It is completely wrong-headed to imagine that my proposal creates a special advantage for those who are already advantaged. In truth, our public school system is sometimes punishing to those who are academically gifted in mathematics and the physical sciences. Sadly, where advantage might have grown and flourished in some gifted students through their being challenged by skill level-appropriate instruction, what sometimes results instead is the lasting disadvantage that can be born out of the discouragement caused by the forced under-achievement of potential during the long years of high school.

You will find my proposal attached to this email. I have included the below forwarded email to demonstrate that I am aggressively going public with my proposal. I have also emailed my proposal to select U.S. senators, select U.S. representatives, former Speaker Newt Gingrich (for many years, an outspoken advocate for the need to improve math and science instruction in U.S. public high schools), select public school district superintendents and public high school principals in Oregon, the presidents of Oregon's three public research universities with undergraduate programs, the Michael & Susan Dell Foundation, the Broad Foundation, and The Walton Family Foundation.

I send my proposal to The Bill & Melinda Gates Foundation with this encouragement: Please consider implementing a working model of my proposal at two public research universities in the Northwest, either in Washington and/or in Oregon. Originally, I developed my proposal as a local solution for a local problem. Then I pushed my thinking to the Oregon statewide level. And then, after listening to President Obama's inaugural address, I finally concluded that my proposal could (and should) be done nationwide.

Dreaming big dreams is grand, but proving that the solution is good and workable in real life is something else entirely.
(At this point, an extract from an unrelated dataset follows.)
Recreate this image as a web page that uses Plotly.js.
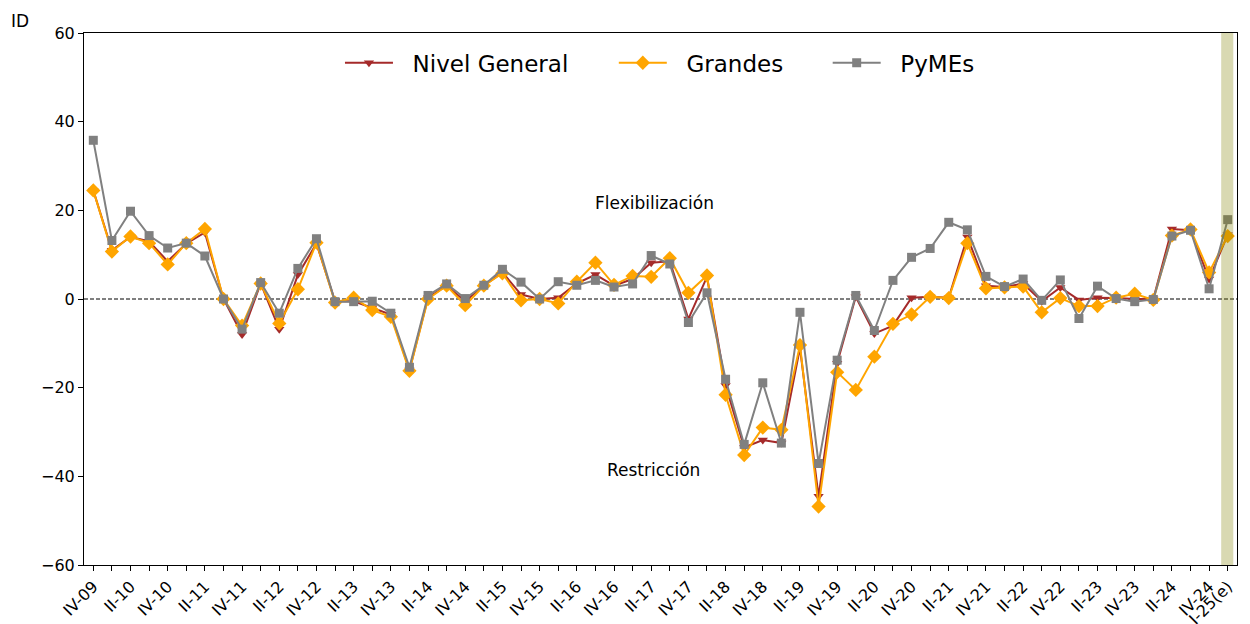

The Bill & Melinda Gates Foundation has both the resources and the good intent to make my proposal happen on a working model basis, and so I ask you to consider that possibility.

If you have any questions regarding my proposal, please either call me or email me at your convenience.

Sincerely,

Steven Sylwester
(address deleted)
Eugene, OR

P.S. My youngest daughter was a 2007 graduate of North Eugene High School in Eugene, Oregon, which is a Small Schools site funded by your foundation. Fortunately, she graduated the year before the Small Schools initiative went fully into effect. She is a 2007 National Merit Finalist who entered her freshman year at the University of Oregon with 100 credits already on her university transcript, which means she entered her freshman year with junior status by credit count. My daughter had traveled across town to attend NEHS, because such an academic achievement as that was possible there - before the Small Schools initiative happened.

For many years, NEHS was the best-kept secret in Eugene. Improbably, the smallest, economically poorest, and most blue-collar of Eugene's four public high schools awarded more Advanced Placement credits per student per year than any other Eugene high school - and it did so by quietly maintaining a phantom "small school" within the framework of the whole school. Though the "small school" did not actually exist in any formal sense, it naturally manifested because NEHS had steadfastly maintained a four-period school day while also refusing to let International High School (IHS) through the front door. The consequence was that the best students had no place to go but together, and so most of them quickly migrated to the available A.P. classes.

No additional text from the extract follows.